Cizre'de abluka sürecinde askerlerin Cizrelilere yönelik yaklaşımlarını ve yaptıkları uygulamaları çocuklar anlattı. Cizre'de katledilen iki çocuk babası Cebrail Mungan'ın yeğeni Rojin Mungan, ablukanın ikinci gününde askerlerin evlerinin olduğu sokağa girdiğini belirterek, "Geceleri tank ve top sesleriyle uyumaya çalışıyorduk. Bu sesler altında ve saldırılardan kaynaklı kardeşlerimin psikolojisi bozuldu. Askerler ablukanın ikinci gününde evimizin olduğu sokağa girdi. Babaannemlerin evine kaçtık. Askerler buraya da geldiğinde bize evinizden çıkın dediler. Evimize girip, yataklarımızı yaktılar. Soframızı dağıttılar, kapımızı pencerelerimizi kırdılar, her şeyi yaptılar" şeklinde konuştu.

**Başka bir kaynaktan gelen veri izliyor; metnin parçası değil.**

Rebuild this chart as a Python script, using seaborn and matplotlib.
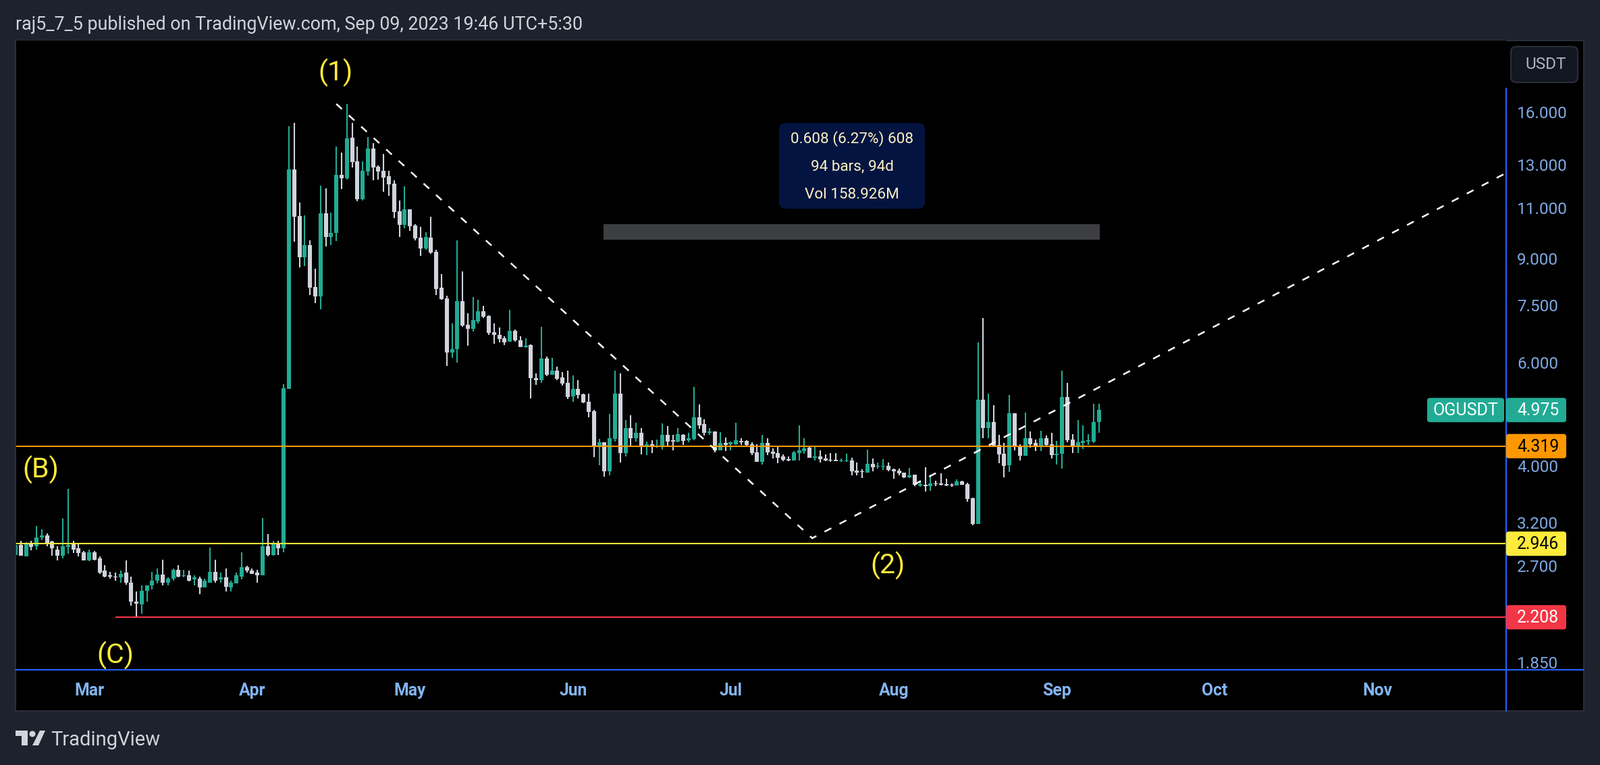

'Askerler babamla benim üzerime ateş açtı'
Askerlerin babasıyla birlikte kendisinin üzerine ateş açtığını anlatan Rojin, "Yasağın ikinci gününde askerler sokağımıza girdiğinde, komşumuz geldi ve askerlerin geldiğini söyledi. Ben o sırada kapının önündeydim. Babam da bahçenin önündeydi. Babam askerlere bakacağını söyledi. Sokağa girip girmediklerini merak ediyordu. Bende babamın yanına gitmek istedim. Tam ben başımı dışarıya çıkardığım sırada askerler benle babamın üzerine ateş açtılar. Babamla birlikte yere yığıldım. Babama kurşun değdi sandım. Ardından tekrar ateş açtılar. Bu sefer duvar yıkıldı ve yıkılan duvarın bir parçası dudağıma çarptı. Babamla birlikte sürüne sürüne eve girebildik.
'5 dakika içinde dönmezsen tararız'
Rojin, askerlerin evlerine girmesiyle birlikte yaşadıkları diyalogları anlatarak şunları kaydetti: "Askerler evden çıkmamızı istediğinde, babam askerlere annemin hasta olduğunu ve ilaçlarını almamız gerektiğini söyledi. Ardından benim eve gidebileceğimi söylediler. Başıma beyaz tülbent bağlayan askerler 5 dakika içinde dönmezsem beni tarayacaklarını söyledi. Bende o söylemlerin ardından koşa koşa gittim ve anneme ilaçlarını getirdim." Askerlerin zoruyla Cizre'den çıkmak zorunda kaldıkları için çok üzgün olduğunu söyleyen Rojin, "Cizre yerle bir olsa bile orayı onlara bırakmayacağız" dedi.
'Erdoğan bize zulmediyor'
Çocuklardan Ahmet (17) ise, Cizre'de yoğun bir savaş olduğunu belirterek, "Savaş altında kaldık. Ablukanın 4'üncü gününde askerler evimizin önüne geldi. Sonra bize 'Hemen çıkın yoksa sizi geberteceğiz' dediler. Bizde ne yapacağımızı şaşırdık. Kalacak yerimiz yoktu, mahallemizden çıkmak durumunda kaldık. Çıkarken de bizi ateşe aldılar" diye konuştu. Komşularının bir kızının katledildiğini söyleyen Ahmet, "Bir arkadaşımızda askerler tarafından yanımızda vuruldu. Kan görmekten içimiz ağladı. Herkes burada olan bitene sessiz kalmış durumda. Buradan tüm dünyaya sesleniyoruz. Sokağa çıkma yasakları son bulsun. Evimize, topraklarımıza geri dönelim. Erdoğan bize zulmediyor. Davutoğlu bize, bunların hepsi teröristtir diyor. Şuan bodrum katında çok sayıda yaralı var. Onlar da sivil" şeklinde konuşarak tepkisini dile getirdi.
'Devlet okullarımızı karargâha dönüştürdü'
Çocuklardan Orhan da sokağa çıkma yasaklarıyla birlikte okula gidemediklerini ifade ederek, "Bu sene sadece 2-3 hafta okula gidebildim. Okula gittiğim zamanlarda ise olay var denilip okuldan alındım. Zaten devlet bizim okulları karargâha dönüştürmüş. Okullar kullanılamaz duruma getirilmiş. Biran önce barış gelsin istiyorum. Artık çocuklar ölmesin" diye kaydetti.